Stars of the Mind’s Sky is the title of a series of works exploring the space of regular star polygons. A star is constructed using two numbers, p and q. By placing p points evenly spaced along a circle and drawing all diagonals that move q spaces over, a star is made.
“Star Space” is a 16 by 24 section from an infinite array, including all possible stars. The rows determine the number of points, and the columns determine “jump number” used in generating them. The nth row repeats with period n, and beautiful patterns emerge from the polyrhythms of these repetitions.

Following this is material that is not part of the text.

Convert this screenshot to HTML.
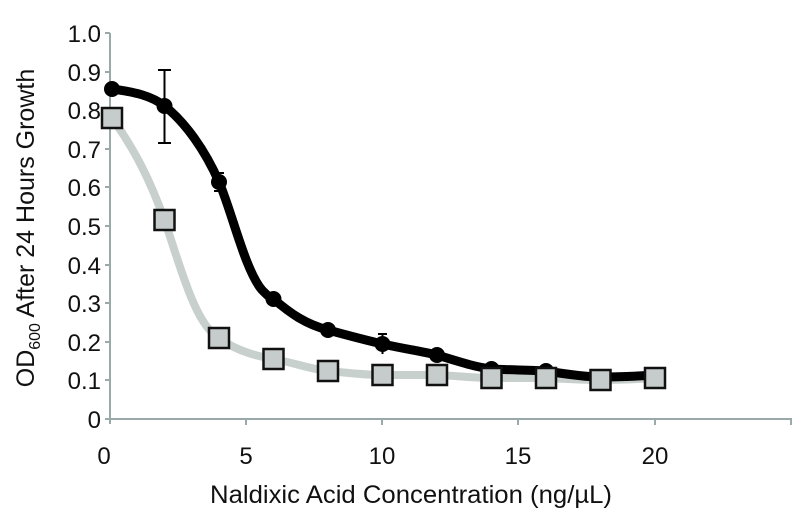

Clockwise from top-left: Seven, Twelve, Twenty-Two, and Twenty-Four
An infinite series of images formed in a simple way: as a ring of n, n-pointed stars arranged along a circle by q, the jump number used in generating them. The stars are colored along a gradient to indicate the number of pieces they come in, with red for single-piece stars. The color patterns illustrate the algebraic properties of the associated cyclic group.
300 Stars in Orbit
Here we see star rings one through twenty-four, arranged concentrically. Algebraically, these represent the subgroups and cosets generated by elements of a cyclic group. They have been colored on a gradient to indicate the number of cosets; a red star signifies a generating element. As a consequence of these structural choices, we may observe congruent stars with increasingly many cosets, shifting their way to blue along central rays through any red star.
I laser cut a set of twelve-pointed stars from plexiglass and created a few photographs. Star Sequence shows the progression of stars and their inner dodecagons, as the density, q, increases.
When the six different twelve-pointed stars are stacked, the removed central dodecagons form a sort of bowl. Shot from above, they resemble a K12 graph – the complete graph of possible edges between twelve points.
Though the edges of the star stack rise vertically (because all stars are the same size), the stack appears pointy when shot from the other side due to foreshortening. This view gives some sense of the structure’s outside edge.
I love the star rings!
Hey thanks, Dan! If you write some good imbalance problems (see my new post) you could win a free print. :)
Paul, what software did you use to make the diagrams? SO BEAUTIFUL!
Thank you so much, Maria! I wrote the code in Mathematica.